At the annual WEAT-TAWWA Conference – Texas Water – a conference walk-through is held with a local high school. In 2019, when the conference was held in Houston, 12 students from the Energy Institute in Houston, a STEM magnet school, plus a chaperone, and one senior Houston Independent School District career technical education specialist, joined the tour. One tangible outcome of the 2019 walk-through is that the workforce development committee has been invited to provide a presentation on water workforce opportunities as part of a teacher in-service day designated to provide information to teachers on potential career and employment opportunities.
The Springboard Program connected WEAT’s workforce development committee with Workforce Solutions and the Department of Labor to pilot an apprenticeship program. The apprenticeship program was registered with the Department of Labor in January 2020. Through the program, WEAT is working with utility partners to connect apprentices with utility jobs, where they will receive on-the job training as D-level operators. The utility partners receive financial support for hosting apprentices and have a direct connection to applicants through the Workforce Solutions and Department of Labor applicant pools. The financial support is an important component to elevating the pay scale for operators in Texas to meet industry-wide rates. The program’s first apprentice in the Program is going to start work in fall 2020.
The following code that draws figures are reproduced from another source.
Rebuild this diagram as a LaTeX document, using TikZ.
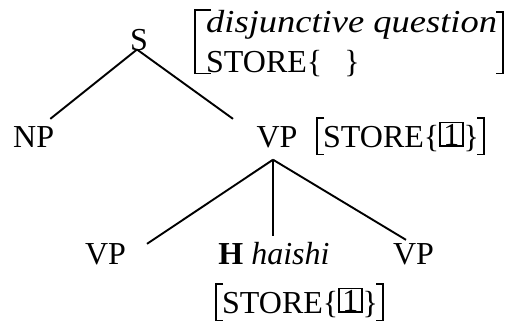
\documentclass[tikz,border=0pt]{standalone}
\usepackage{fontspec}
\usepackage{graphicx}
\setmainfont{Liberation Serif}
\newcommand{\tagbox}[1]{{\setlength\fboxsep{0pt}\setlength\fboxrule{1.6pt}\raisebox{1.6pt}{\fbox{\makebox[21pt]{\rule{0pt}{22pt}#1}}}}}
\begin{document}
\begin{tikzpicture}[
	x=1pt,y=-1pt,
	every node/.style={font=\fontsize{32}{38}\selectfont,inner sep=0pt},
	branch/.style={line width=1.9pt},
	bracket/.style={line width=1.9pt}
	]
	\useasboundingbox (0,0) rectangle (510,324);
	
	\node[anchor=base] (S) at (139,50) {S};
	\node[anchor=base west] (NP) at (13,147) {NP};
	\node[anchor=base] (VP) at (277,147) {VP};
	\node[anchor=base] (vpL) at (105.5,264) {VP};
	\node[anchor=base] (head) at (274,264) {\textbf{H} \textit{haishi}};
	\node[anchor=base] (vpR) at (413.5,264) {VP};
	
	\draw[branch] ([shift={(-2pt,1pt)}]S.south) -- ([shift={(-4pt,7pt)}]NP.north east);
	\draw[branch] ([shift={(-2pt,1pt)}]S.south) -- ([shift={(-44pt,7pt)}]VP.north);
	\draw[branch] ([shift={(-4pt,-12pt)}]VP.south) -- ([shift={(41.5pt,-1pt)}]vpL.north);
	\draw[branch] ([shift={(-4pt,-12pt)}]VP.south) -- ([shift={(-1pt,6pt)}]head.north);
	\draw[branch] ([shift={(-4pt,-12pt)}]VP.south) -- ([shift={(-7.5pt,3pt)}]vpR.north);
	
	% feature structures
	\node[anchor=base west] (dq) at (206,32) {\scalebox{1.14}[1]{\textit{disjunctive question}}};
	\node[anchor=base west] (st0) at (206,72) {STORE\{\hspace{22pt}\}};
	\draw[bracket] ([shift={(5pt,0pt)}]dq.north west) -- ([shift={(-11pt,0pt)}]dq.north west) |- ([shift={(5pt,3pt)}]st0.south west);
	\draw[bracket] ([shift={(-1pt,-2pt)}]dq.north east) -- ([shift={(6pt,-2pt)}]dq.north east) |- ([shift={(-1pt,3pt)}]st0.south -| dq.east);
	
	\node[anchor=base west] (st1) at (323,147) {STORE\{\tagbox{1}\}};
	\draw[bracket] ([shift={(1pt,4pt)}]st1.north west) -- ([shift={(-6pt,4pt)}]st1.north west) -- ([shift={(-6pt,-3pt)}]st1.south west) -- ([shift={(1pt,-3pt)}]st1.south west);
	\draw[bracket] ([shift={(-2pt,4pt)}]st1.north east) -- ([shift={(5pt,4pt)}]st1.north east) -- ([shift={(5pt,-3pt)}]st1.south east) -- ([shift={(-2pt,-3pt)}]st1.south east);
	
	\node[anchor=base west] (st2) at (222,313) {STORE\{\tagbox{1}\}};
	\draw[bracket] ([shift={(1pt,4pt)}]st2.north west) -- ([shift={(-6pt,4pt)}]st2.north west) -- ([shift={(-6pt,-3pt)}]st2.south west) -- ([shift={(1pt,-3pt)}]st2.south west);
	\draw[bracket] ([shift={(-2pt,4pt)}]st2.north east) -- ([shift={(5pt,4pt)}]st2.north east) -- ([shift={(5pt,-3pt)}]st2.south east) -- ([shift={(-2pt,-3pt)}]st2.south east);
	\end{tikzpicture}
\end{document}
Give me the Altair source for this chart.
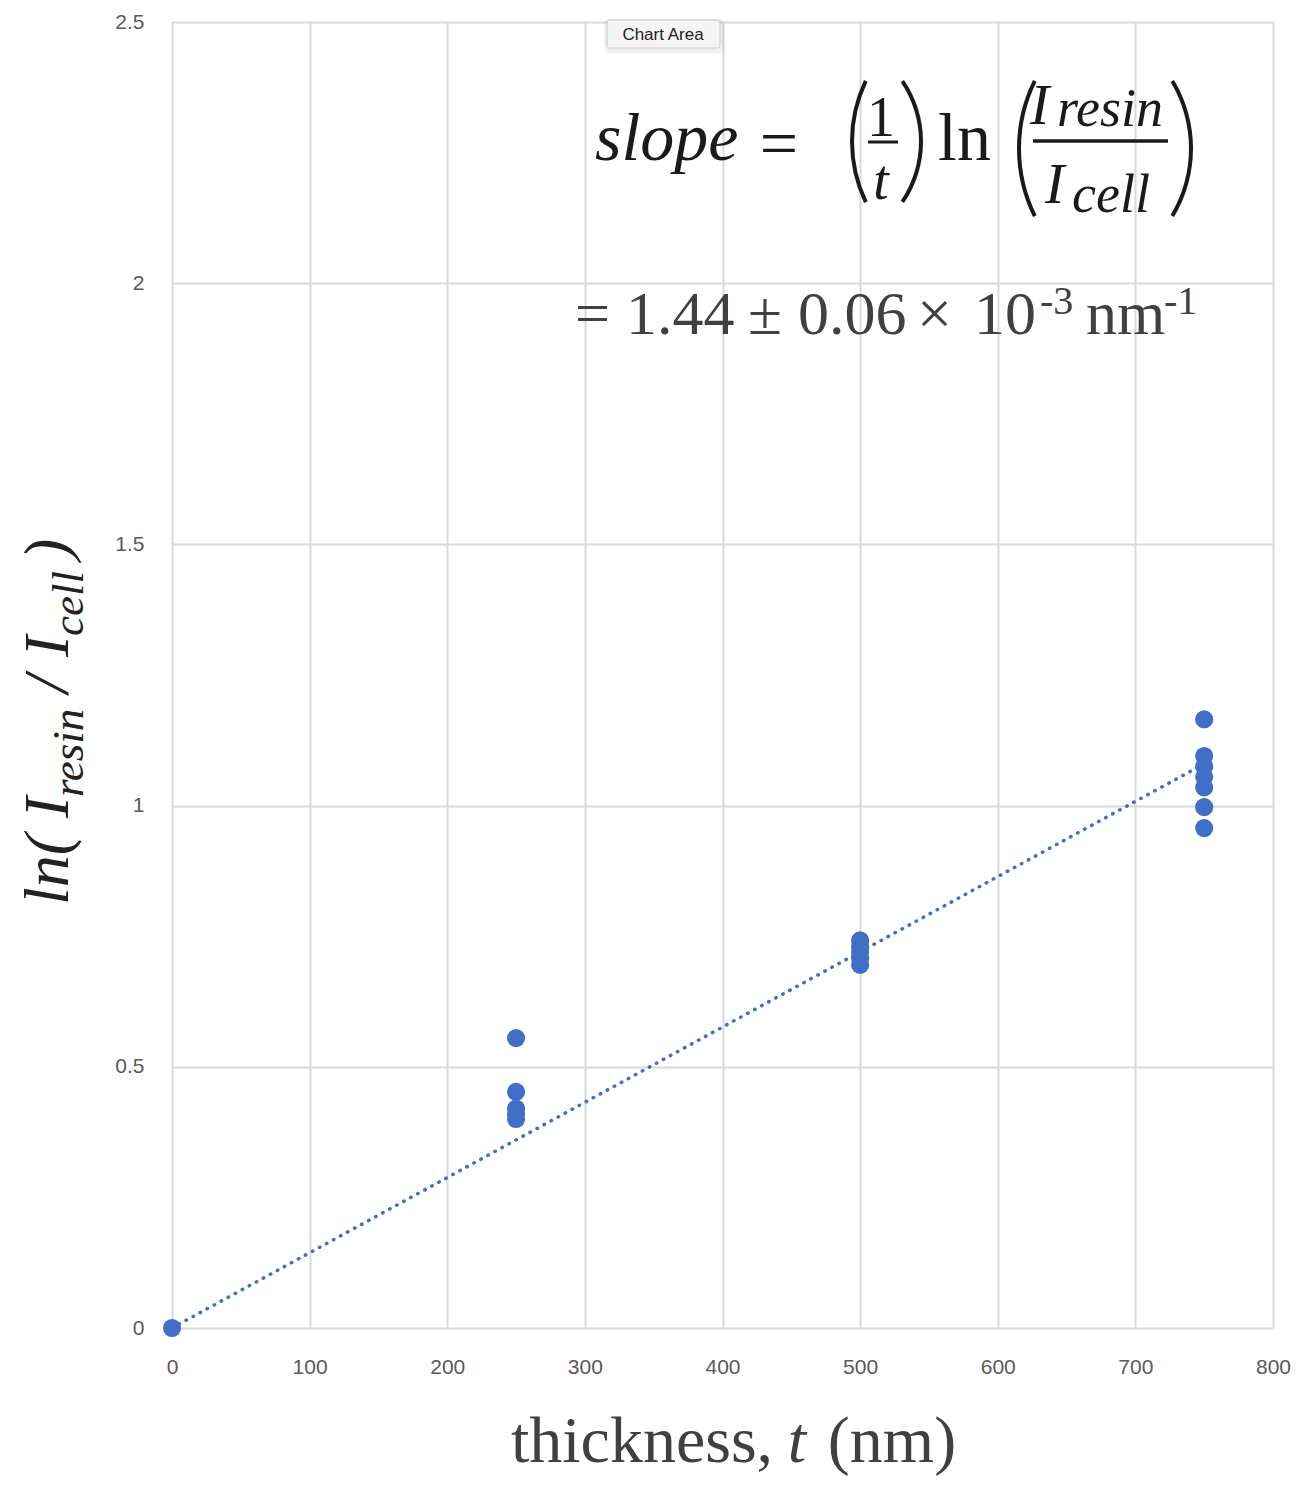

These programs on which the City of Houston, other utility partners, and WEAT have been collaborating on constitute the ‘infrastructure’ that facilitates water careers. However, it takes Word of Mouth Believers and Transmitters, or WOMBATS, to go out and perpetuate the message about water careers and amplify the reach of these programs. With so many Americans looking for impactful work after the coronavirus pandemic, there is no better time than right now to become a wombat and do your part to help fight the Grey Tsunami.